I am Indian-American and a proud conservative Republican, and I immigrated to this country in search for better future. I still remember what my father used to tell us growing up. His was the simple advice – work hard, educate yourself and go to America as that is the only place where your full potential will be rewarded with success, where you will not need to break any laws to move ahead in life.

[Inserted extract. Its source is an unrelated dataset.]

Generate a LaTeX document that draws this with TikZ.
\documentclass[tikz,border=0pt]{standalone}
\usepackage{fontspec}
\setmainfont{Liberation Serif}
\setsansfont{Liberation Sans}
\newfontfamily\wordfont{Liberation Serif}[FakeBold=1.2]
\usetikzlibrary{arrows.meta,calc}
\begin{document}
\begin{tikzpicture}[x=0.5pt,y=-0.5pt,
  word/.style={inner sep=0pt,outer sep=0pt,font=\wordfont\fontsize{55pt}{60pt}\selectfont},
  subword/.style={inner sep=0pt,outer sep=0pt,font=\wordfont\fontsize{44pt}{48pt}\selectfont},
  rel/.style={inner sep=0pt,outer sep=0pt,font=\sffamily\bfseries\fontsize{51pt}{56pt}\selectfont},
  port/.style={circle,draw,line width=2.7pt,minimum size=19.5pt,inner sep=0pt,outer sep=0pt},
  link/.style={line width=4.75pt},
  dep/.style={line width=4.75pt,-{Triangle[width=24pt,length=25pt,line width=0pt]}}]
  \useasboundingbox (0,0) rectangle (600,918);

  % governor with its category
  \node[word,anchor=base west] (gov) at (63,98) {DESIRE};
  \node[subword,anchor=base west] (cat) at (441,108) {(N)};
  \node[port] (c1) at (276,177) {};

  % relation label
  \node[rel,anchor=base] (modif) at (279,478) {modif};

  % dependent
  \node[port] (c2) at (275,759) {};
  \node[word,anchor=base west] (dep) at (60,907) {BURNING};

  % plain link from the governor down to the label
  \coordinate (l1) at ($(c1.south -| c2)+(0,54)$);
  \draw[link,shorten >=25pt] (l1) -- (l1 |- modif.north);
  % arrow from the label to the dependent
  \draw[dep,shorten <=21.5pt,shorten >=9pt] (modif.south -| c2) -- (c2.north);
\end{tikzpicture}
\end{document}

Immigration has become a hotly debated subject today. We cannot pass a day without watching someone debating immigration on one of the several news channels or President Trump tweeting about it. Today, the sense of boundless possibilities has been replaced with a sense of fear. Fear that immigrants who are arriving today will change the country forever, our way of life will be altered, and we will lose what our forefathers have achieved. I am writing this op-ed not to justify that fear or nullify it for that matter. I do not espouse of having an authority on immigration, nobody does. But I urge my fellow conservatives to demand that Congress work with the President to secure our borders and fix our many immigration problems.
Most common avenues for a person to come to America is either via family (chain) migration or the diversity system (green card lottery system) or via high skill H1B visa system. As per the Department of homeland Security, a total of 1.18 million people immigrated to the U.S. in 2016. Of these, 800,000 arrived via chain migration while only 137,000 arrived via Employment-based preferences and 49,000 via visa diversity program. Plainly speaking, our immigration system is broken. How else can we explain that it takes over 10 years for a highly skilled H1B-visa holder couple to get a green card but a person with no particular skill set can become a citizen in that time and even file for his/her extended family members to immigrate to USA.
How is it possible that Canada has a twenty-first century skill-based immigration system while we still have chain migration-heavy system? For year 2015, Canada had 270,000 immigrants out of which over 170,000 came via the Economic immigration program while only 65,000 came via family sponsorship – the complete opposite of what we are doing. We have international students in whom taxpayers invested time and treasure graduating from our world class land-grant universities, but with no expeditious pathway for them to become US citizens.
We will need to and should put our priorities in order. What was working 100 years ago will not work now. The current system does not fit the time we live in. We will have to compete with other nations to get the talented and skilled workers to immigrate to our country. We need skilled immigrants to come over here and reinvigorate us, to nourish their infantile ideas into full blown businesses here.
America is the land of immigrants with endless opportunity and vast resources. Since the days of Jamestown, immigrants have come over our shores in search of new opportunities, better life and freedom. We need to keep this flow of immigrants open but we must reform the flow, in order to attract more skilled people that contributes to the economy of our country.